The Press Association, for whom I have worked for 16 years, threw everything at it with a huge team of 18 photographers, two editors and a host of reporters. We had a number of photographers assigned to certain sports and a smaller team floating between different events every day, making sure that wherever the medal story was, we had double cover.
The one night which really stands out for me was "Super Saturday" in the Olympic Stadium during the athletics, on the night Jessica Ennis, Greg Rutherford and, of course, mighty Mo Farah all won golds. After Jess won gold I was sent around to cover her being presented with the medal from a position down on the back straight, near the finishing line. By this stage we had several photographers positioned around the track covering Mo Farah in the 10,000 metres from all angles.

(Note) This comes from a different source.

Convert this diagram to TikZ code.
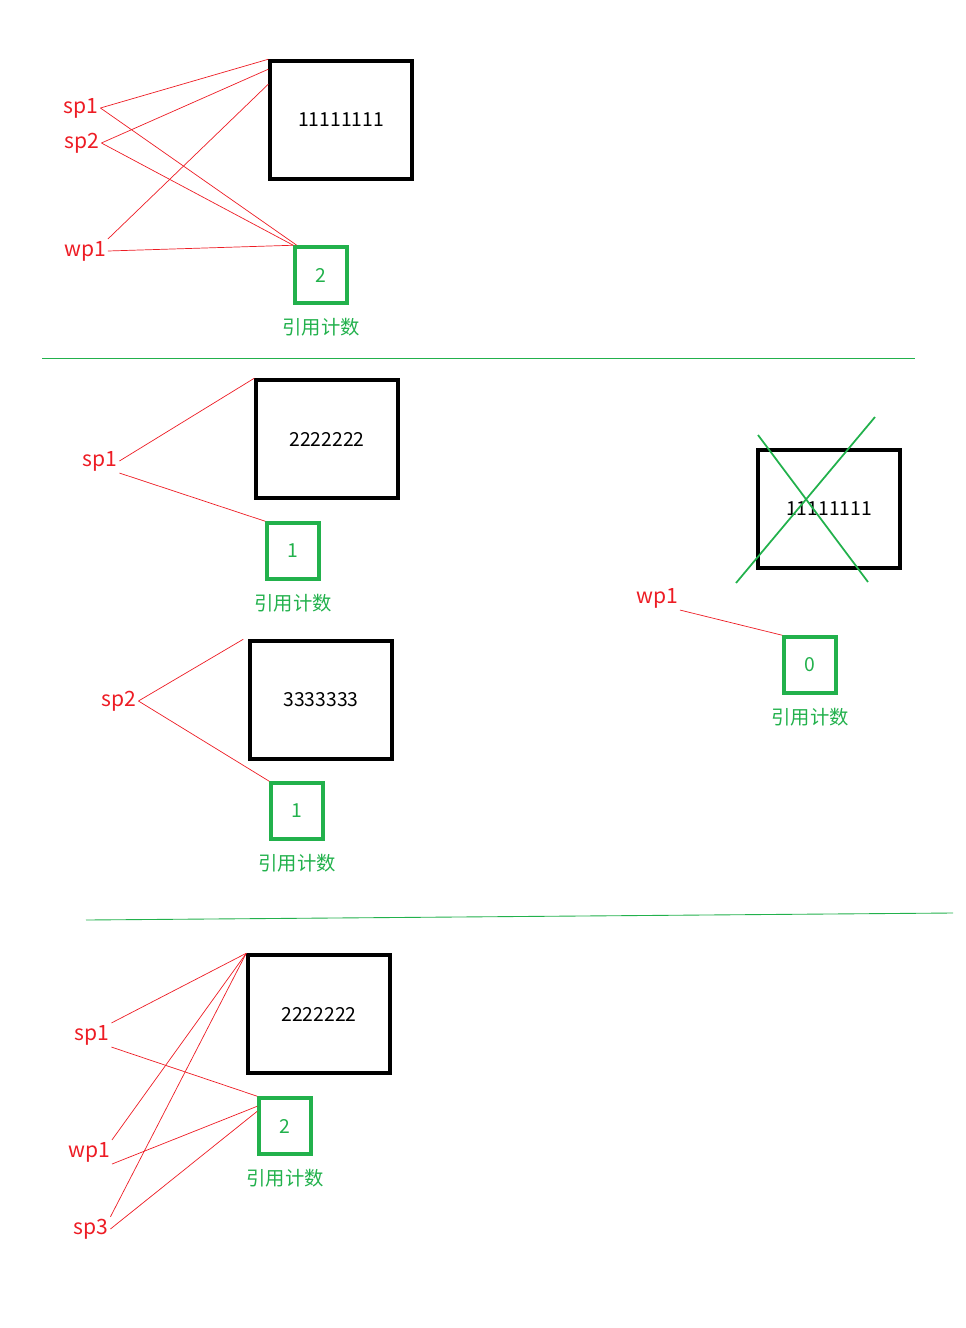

As I wasn't at the finishing line for this event I decided we could do with a different image. I wanted to create and show the amazing speed at which the runners were travelling, and the way to do this is known as panning. This is always a gamble because technically you are moving your camera on a very slow shutter speed shooting at 1/50th of a sec at f/16 on a 300mm Nikon lens on a Nikon D3s camera. The aim is to freeze the runners, but at the same time blur the background with a streaky effect to show speed.
As the race went on I knew as a team we were covered on all angles, so when Mo Farah came down the home straight I panned with him and got a great effect, with him showing incredible determination, gritting his teeth and really pushing for the gold medal dream.
As he ran past me in the earlier laps I had spotted the Olympic rings on a board so I framed my picture with these. After he had gone past me on the last lap that was my job done in this race. I had just two frames, but it was well worth it to see the image afterwards as it had worked out perfectly - the effect of speed, a look of utter determination in his face and the Olympic rings at his feet.
As soon as I saw the image on the back of the camera I fired-up my laptop and quickly wired it to our editors with minutes to spare before I was needed to photograph Jessica receiving her gold medal.
This image of Mo was my personal favourite from the Games, but there were many more memorable images taken by the whole Press Association Olympics team. I entered this image of Mo into the British Picture Editors' Guild awards as my single image from the Games and I was lucky enough to pick up the winning trophy despite very strong competition from top photographers at Reuters and AFP.
It was an incredible experience to cover the London Olympics. The whole country got behind the British team in all sports, giving all the venues an amazing atmosphere and one that will forever live in my memory.
And since the Olympics I have managed to pick up the Barclays Premiership 2011/12 Photographer of the Season award - making it a fantastic end to a great sporting year.